PORTLAND (AP) – The Maine Human Rights Commission has sided with two postal carriers who say a Christian-themed column in a union newsletter amounts to religious discrimination.
The pair targeted a monthly column entitled “Directions From God’s Handbook” in a monthly newsletter distributed to more than 100,000 members of the National Rural Letter Carriers’ Association.
One recent column urged readers to bring the “good news of Christ’s salvation to non-Christians,” and another said God’s people are those who accept Jesus.
Dick Springer, who describes himself as a “nonbeliever,” said the column is offensive to him. “The organization takes my money and uses it to proselytize for religious beliefs which are not mine,” he told Maine Public Radio.
Springer’s co-worker, Eric Copperman, who is Jewish, said the Christian proselytizing smacks of anti-Semitism.

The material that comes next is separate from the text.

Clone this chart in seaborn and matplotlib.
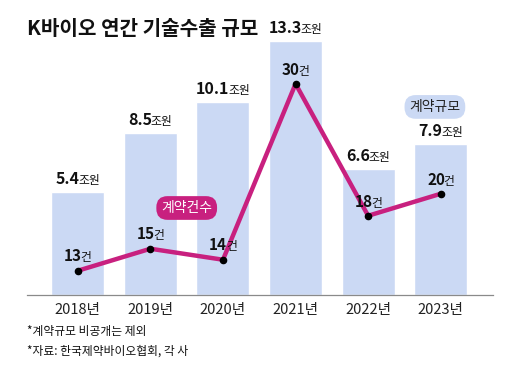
import matplotlib
matplotlib.use("Agg")
import matplotlib.pyplot as plt
import seaborn as sns
import numpy as np
from matplotlib.offsetbox import TextArea, HPacker, AnnotationBbox

years = ["2018년", "2019년", "2020년", "2021년", "2022년", "2023년"]
size_tn = [5.4, 8.5, 10.1, 13.3, 6.6, 7.9]      # 계약규모 (조원)
deals = [13, 15, 14, 30, 18, 20]                # 계약건수 (건)

bar_color = "#cbd9f4"
line_color = "#c8207f"

sns.set_theme(style="white")
plt.rcParams["font.family"] = ["Noto Sans CJK KR", "DejaVu Sans"]

fig = plt.figure(figsize=(5.2, 3.84), dpi=100)
ax = fig.add_axes([0.052, 0.232, 0.896, 0.69])

sns.barplot(x=years, y=size_tn, color=bar_color, saturation=1, width=0.73, ax=ax)
ax.set_xlim(-0.70, 5.72)
ax.set_ylim(0, 13.87)

for s in ["top", "right", "left"]:
    ax.spines[s].set_visible(False)
ax.spines["bottom"].set_color("#8a8a8a")
ax.spines["bottom"].set_linewidth(0.9)
ax.set_yticks([])
ax.set_xlabel("")
ax.set_ylabel("")
ax.tick_params(axis="x", which="major", length=0, pad=6, labelsize=10.5, labelcolor="#222222")
ax.set_xticks(np.arange(0.5, 5, 1), minor=True)
ax.tick_params(axis="x", which="minor", direction="in", length=5, color="#8a8a8a", width=0.9)

num_font = dict(family=["Liberation Sans Narrow", "Noto Sans CJK KR"], weight="bold", size=11.5, color="#111111")
unit_font = dict(family=["Noto Sans CJK KR"], size=8.5, color="#111111")


def two_part(axis, x, y, num, unit, dy, nsize=11.5):
    nf = dict(num_font, size=nsize)
    box = HPacker(children=[TextArea(num, textprops=nf), TextArea(unit, textprops=unit_font)],
                  align="baseline", pad=0, sep=-1)
    ab = AnnotationBbox(box, (x, y), xybox=(0, dy), xycoords="data", boxcoords="offset points",
                        box_alignment=(0.5, 0), frameon=False, annotation_clip=False)
    axis.add_artist(ab)


for i, v in enumerate(size_tn):
    two_part(ax, i, v, f"{v:.1f}", "조원", 3.5)

ax2 = ax.twinx()
pos = np.arange(len(deals))
sns.lineplot(x=pos, y=deals, color=line_color, linewidth=3.2, ax=ax2)
ax2.scatter(pos, deals, s=20, color="black", zorder=5)
ax2.set_ylim(10.8, 34.9)
ax2.set_yticks([])
for s in ax2.spines.values():
    s.set_visible(False)

for i, v in enumerate(deals):
    two_part(ax2, i, v, str(v), "건", 4.5, nsize=11)

ax.text(1.50, 4.55, "계약건수", ha="center", va="center", fontsize=10, color="white",
        bbox=dict(boxstyle="round,pad=0.35,rounding_size=0.8", fc=line_color, ec="none"), zorder=6)
ax.text(4.92, 9.84, "계약규모", ha="center", va="center", fontsize=10, color="#222222",
        bbox=dict(boxstyle="round,pad=0.35,rounding_size=0.8", fc=bar_color, ec="none"), zorder=6)

fig.text(0.052, 0.925, "K바이오 연간 기술수출 규모", fontsize=14.5, weight="bold", color="#111111", va="center")
fig.text(0.052, 0.138, "*계약규모 비공개는 제외", fontsize=8.5, color="#111111", va="center")
fig.text(0.052, 0.086, "*자료: 한국제약바이오협회, 각 사", fontsize=8.5, color="#111111", va="center")

fig.savefig("out.png", dpi=100)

“The column is not calling for persecution but the language used is alarmingly similar to the justification for anti-Semitism since antiquity, and it’s extremely alarming,” Coppperman said.
Copperman said he feels alienated and excluded by a pledge to the Christian flag that takes place at the annual union convention by the union’s auxiliary.
Early this month, the Maine Human Rights Commission sided with the postal carriers, ruling that the letter carriers had grounds to go forward with a lawsuit against their union.
In its response, the union contends the two are voluntary members and that it has not violated any constitutional protections because it’s not a government body establishing a state religion.
Pat Ryan, the human right’s commission’s executive director, said it’s not an option for the two to quit the union. “They are being excluded, I think, from the benefits of membership,” she said.
If a solution cannot be mediated, the commission then will consider appointing a lawyer to bring the suit to court.